Dr. Last also testified that he had “no choice” in selecting rotations because he was assigned to the hospitals by his medical school. Dr. Last testified that, when he took these rotations, he had “no idea” that he would practice in Virginia.

Code § 54.1-2935 provides: Supplemental training or study required of certain graduates.—In the event that a candidate has completed an educational course of study in an institution that is not approved by an accrediting agency recognized by the Board, the candidate shall not be admitted to any examination given by the Board until he has completed three years of satisfactory postgraduate training in a hospital approved by an accrediting agency recognized by the Board for internship or residency training. The Board may consider other postgraduate training as a substitute for up to two of the three years of required postgraduate training if it finds that such training is substantially equivalent to that required by this section.

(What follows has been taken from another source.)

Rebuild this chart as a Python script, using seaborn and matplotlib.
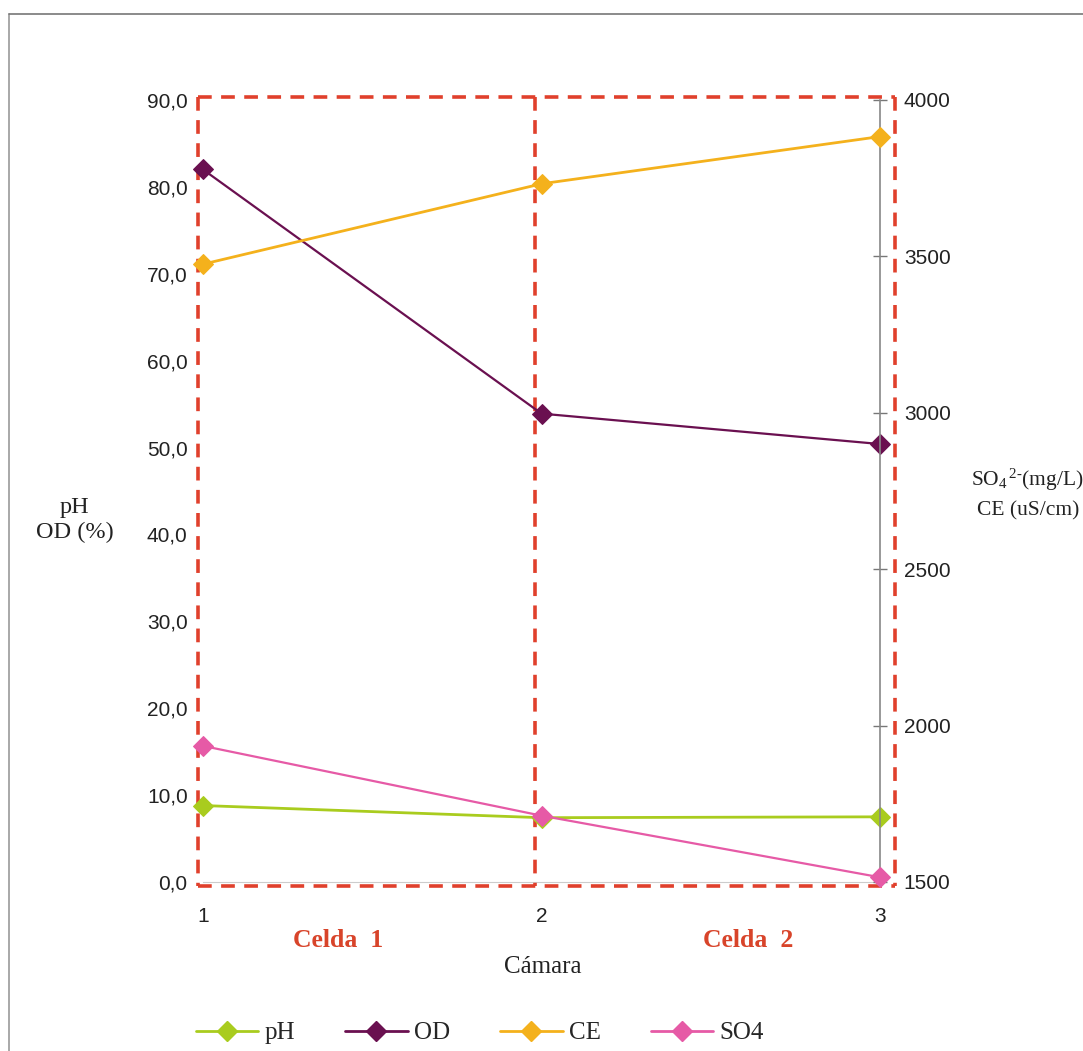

The dissent finds that the Board committed plain error in applying Code § 54.1-2930, which the dissent claims is inapplicable to the issue whether Dr. Last fulfilled the requirements of licensure by endorsement. We note that the dissent relies upon Code § *91354.1-2927(A) as the only provision in the statutes relevant to application for licensure by endorsement. Code § 54.1-2927(A) provides:

The Board, in its discretion, may issue certificates or licenses to applicants upon endorsement by boards or other appropriate authorities of other states or territories or the District of Columbia with which reciprocal relations have not been established if the credentials of such applicants are satisfactory and the examinations and passing grades required by such other boards are fully equal to those required by the Virginia Board.
The Board may issue certificates or licenses to applicants holding certificates from the national boards of their respective branches of the healing arts if their credentials, schools of graduation and national board examinations and results are acceptable to the Board. The Board shall promulgate regulations in order to carry out the provisions of this section.

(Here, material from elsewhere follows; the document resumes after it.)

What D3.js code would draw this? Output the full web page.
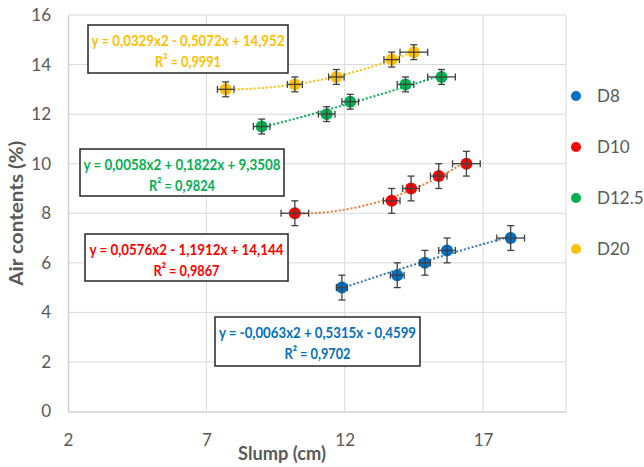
<!DOCTYPE html>
<html><head><meta charset="utf-8">
<script src="https://cdn.jsdelivr.net/npm/d3@7"></script>
<style>body{margin:0;background:#fff}</style></head>
<body><svg id="c" width="644" height="467"></svg>
<script>
// ---- data ----
const seriesNames = ["D8", "D10", "D12.5", "D20"];
const seriesColors = ["#0070c0", "#ff0000", "#00b050", "#ffc000"];
const trendColors = ["#2e75b6", "#ed7d31", "#00b050", "#ffc000"];
const d8X = [11.9, 13.9, 14.9, 15.7, 18.0];
const d8Y = [5.0, 5.5, 6.0, 6.5, 7.0];
const d8XErr = [0.2, 0.25, 0.2, 0.3, 0.5];
const d8YErr = [0.5, 0.5, 0.5, 0.5, 0.5];
const d10X = [10.2, 13.7, 14.4, 15.4, 16.4];
const d10Y = [8.0, 8.5, 9.0, 9.5, 10.0];
const d10XErr = [0.5, 0.3, 0.3, 0.3, 0.5];
const d10YErr = [0.5, 0.5, 0.5, 0.5, 0.5];
const d125X = [9.0, 11.35, 12.2, 14.2, 15.5];
const d125Y = [11.5, 12.0, 12.5, 13.2, 13.5];
const d125XErr = [0.3, 0.3, 0.3, 0.3, 0.5];
const d125YErr = [0.3, 0.3, 0.3, 0.3, 0.3];
const d20X = [7.7, 10.2, 11.7, 13.7, 14.5];
const d20Y = [13.0, 13.2, 13.5, 14.2, 14.5];
const d20XErr = [0.3, 0.27, 0.28, 0.28, 0.5];
const d20YErr = [0.3, 0.3, 0.3, 0.3, 0.3];
// polynomial trend coefficients (a, b, c)
const trendCoef = [[-0.0063, 0.5315, -0.4599], [0.0576, -1.1912, 14.144], [0.0058, 0.1822, 9.3508], [0.0329, -0.5072, 14.952]];
const eqLabels = ["y = -0,0063x2 + 0,5315x - 0,4599", "y = 0,0576x2 - 1,1912x + 14,144", "y = 0,0058x2 + 0,1822x + 9,3508", "y = 0,0329x2 - 0,5072x + 14,952"];
const r2Labels = ["R² = 0,9702", "R² = 0,9867", "R² = 0,9824", "R² = 0,9991"];
const xTicks = [2, 7, 12, 17];
const yTicks = [0, 2, 4, 6, 8, 10, 12, 14, 16];
const xTitle = "Slump (cm)";
const yTitle = "Air contents (%)";

// ---- layout ----
const svg = d3.select("#c");
const plot = {left: 68, right: 566, top: 15, bottom: 411.5};
const x = d3.scaleLinear().domain([2, 20]).range([plot.left, plot.right]);
const y = d3.scaleLinear().domain([0, 16]).range([plot.bottom, plot.top]);
const boxes = [
  {x: 215, y: 317, w: 205, h: 49},
  {x: 85, y: 234, w: 203, h: 47},
  {x: 80, y: 149, w: 204, h: 47},
  {x: 88, y: 25, w: 200, h: 48}
];
const eqWidths = [197, 194, 197, 193];

const series = [
  {xs: d8X, ys: d8Y, xe: d8XErr, ye: d8YErr},
  {xs: d10X, ys: d10Y, xe: d10XErr, ye: d10YErr},
  {xs: d125X, ys: d125Y, xe: d125XErr, ye: d125YErr},
  {xs: d20X, ys: d20Y, xe: d20XErr, ye: d20YErr}
].map((s, i) => ({name: seriesNames[i], color: seriesColors[i], tcolor: trendColors[i], coef: trendCoef[i],
  pts: s.xs.map((v, j) => ({x: v, y: s.ys[j], xe: s.xe[j], ye: s.ye[j]}))}));

const font = "Lato, 'Open Sans', sans-serif";
const grey = "#595959";

// gridlines
const g = svg.append("g");
g.selectAll(".hg").data(yTicks.filter(t => t > 0)).join("line")
  .attr("x1", plot.left).attr("x2", plot.right)
  .attr("y1", d => y(d)).attr("y2", d => y(d))
  .attr("stroke", "#d9d9d9").attr("stroke-width", 1);
g.selectAll(".vg").data(xTicks.filter(t => t > 2).concat([20])).join("line")
  .attr("x1", d => x(d)).attr("x2", d => x(d))
  .attr("y1", plot.top).attr("y2", plot.bottom)
  .attr("stroke", "#d9d9d9").attr("stroke-width", 1);

// axes
const xAxis = svg.append("g").attr("transform", `translate(0,${plot.bottom})`)
  .call(d3.axisBottom(x).tickValues(xTicks).tickSize(0).tickPadding(22).tickFormat(d3.format("d")));
const yAxis = svg.append("g").attr("transform", `translate(${plot.left},0)`)
  .call(d3.axisLeft(y).tickValues(yTicks).tickSize(0).tickPadding(17).tickFormat(d3.format("d")));
[xAxis, yAxis].forEach(a => {
  a.select(".domain").attr("stroke", "#d0d0d0").attr("stroke-width", 1.5);
  a.selectAll("text").attr("fill", grey).style("font-family", font).style("font-size", "17px");
});

// axis titles
svg.append("text").attr("x", 282).attr("y", 460).attr("text-anchor", "middle")
  .attr("textLength", 88).attr("lengthAdjust", "spacingAndGlyphs")
  .attr("fill", grey).style("font-family", font).style("font-size", "18px").style("font-weight", "bold").text(xTitle);
svg.append("text").attr("transform", `translate(23,${(plot.top + plot.bottom) / 2}) rotate(-90)`)
  .attr("text-anchor", "middle").attr("textLength", 145).attr("lengthAdjust", "spacingAndGlyphs")
  .attr("fill", grey).style("font-family", font)
  .style("font-size", "18px").style("font-weight", "bold").text(yTitle);

// trend lines
const line = d3.line().x(d => x(d[0])).y(d => y(d[1]));
series.forEach(s => {
  const xmin = d3.min(s.pts, p => p.x), xmax = d3.max(s.pts, p => p.x);
  const [a, b, c] = s.coef;
  const pts = d3.range(0, 61).map(k => { const xv = xmin + (xmax - xmin) * k / 60; return [xv, a * xv * xv + b * xv + c]; });
  svg.append("path").attr("d", line(pts)).attr("fill", "none")
    .attr("stroke", s.tcolor).attr("stroke-width", 2).attr("stroke-dasharray", "2,2");
});

// markers
series.forEach(s => {
  svg.append("g").selectAll("circle").data(s.pts).join("circle")
    .attr("cx", d => x(d.x)).attr("cy", d => y(d.y)).attr("r", 6).attr("fill", s.color);
});

// error bars
const eb = svg.append("g").attr("stroke", "#404040").attr("stroke-width", 1.3);
series.forEach(s => {
  s.pts.forEach(p => {
    const cx = x(p.x), cy = y(p.y);
    const x0 = x(p.x - p.xe), x1 = x(p.x + p.xe), y0 = y(p.y - p.ye), y1 = y(p.y + p.ye);
    eb.append("line").attr("x1", x0).attr("x2", x1).attr("y1", cy).attr("y2", cy);
    eb.append("line").attr("x1", x0).attr("x2", x0).attr("y1", cy - 3.5).attr("y2", cy + 3.5);
    eb.append("line").attr("x1", x1).attr("x2", x1).attr("y1", cy - 3.5).attr("y2", cy + 3.5);
    eb.append("line").attr("x1", cx).attr("x2", cx).attr("y1", y0).attr("y2", y1);
    eb.append("line").attr("x1", cx - 3.5).attr("x2", cx + 3.5).attr("y1", y0).attr("y2", y0);
    eb.append("line").attr("x1", cx - 3.5).attr("x2", cx + 3.5).attr("y1", y1).attr("y2", y1);
  });
});

// equation boxes
series.forEach((s, i) => {
  const b = boxes[i];
  const gb = svg.append("g");
  gb.append("rect").attr("x", b.x).attr("y", b.y).attr("width", b.w).attr("height", b.h)
    .attr("fill", "#fff").attr("stroke", "#262626").attr("stroke-width", 1.5);
  gb.append("text").attr("x", b.x + b.w / 2).attr("y", b.y + 20.5).attr("text-anchor", "middle")
    .attr("textLength", eqWidths[i]).attr("lengthAdjust", "spacingAndGlyphs")
    .attr("fill", s.color).style("font-family", font).style("font-size", "16px").style("font-weight", "bold")
    .text(eqLabels[i]);
  gb.append("text").attr("x", b.x + b.w / 2).attr("y", b.y + 42).attr("text-anchor", "middle")
    .attr("textLength", 66).attr("lengthAdjust", "spacingAndGlyphs")
    .attr("fill", s.color).style("font-family", font).style("font-size", "16px").style("font-weight", "bold")
    .text(r2Labels[i]);
});

// legend
const lg = svg.append("g");
series.forEach((s, i) => {
  const ly = 96 + i * 51;
  lg.append("circle").attr("cx", 576).attr("cy", ly).attr("r", 5).attr("fill", s.color);
  lg.append("text").attr("x", 597).attr("y", ly).attr("dy", "0.35em").attr("fill", grey)
    .style("font-family", font).style("font-size", "17px").text(s.name);
});
</script>
</body></html>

Neither party made an argument below pertaining to Code § 54.1-2927(A). The record is completely devoid of any reference to this Code section. As a result, we decline to address the significance of this section as it pertains to this case. Dr. Last is free to make a new application for licensure by endorsement under Code § 54.1-2927.

Dr. Last also contends that he has a liberty interest in his pursuit of professional licensure and that he has a right to pursue the occupation of his choice. Dr. Last’s reliance on Hampton v. Mow Sun Wong, 426 U.S. 88 (1976), to support his claim of a liberty interest is misplaced. In Hampton, the Court held regulations of the Civil Service Commission that barred noncitizens, including lawfully admitted resident aliens, from federal employment unconstitutional as depriving resident aliens of liberty without due process. Id. at 116-17. Thus, Hampton involved the broad denial of employment opportunities to a defined class of citizens. Id. While a person has the freedom to pursue eligibility for a particular occupation, it does not follow that a person has an unrestricted right, without regard to his or her qualifications, to receive a license to engage in a particular profession.

Similarly, due process is satisfied if the statute in question is not arbitrary or discriminatory and has a reasonable relation to a proper purpose; a statute does not violate due process if it withstands this “rational basis” test. Miller v. Locher Silica Corp., 12 Va. App. 1213, 1215-16, 408 S.E.2d 566, 567 (1991) (citations omitted).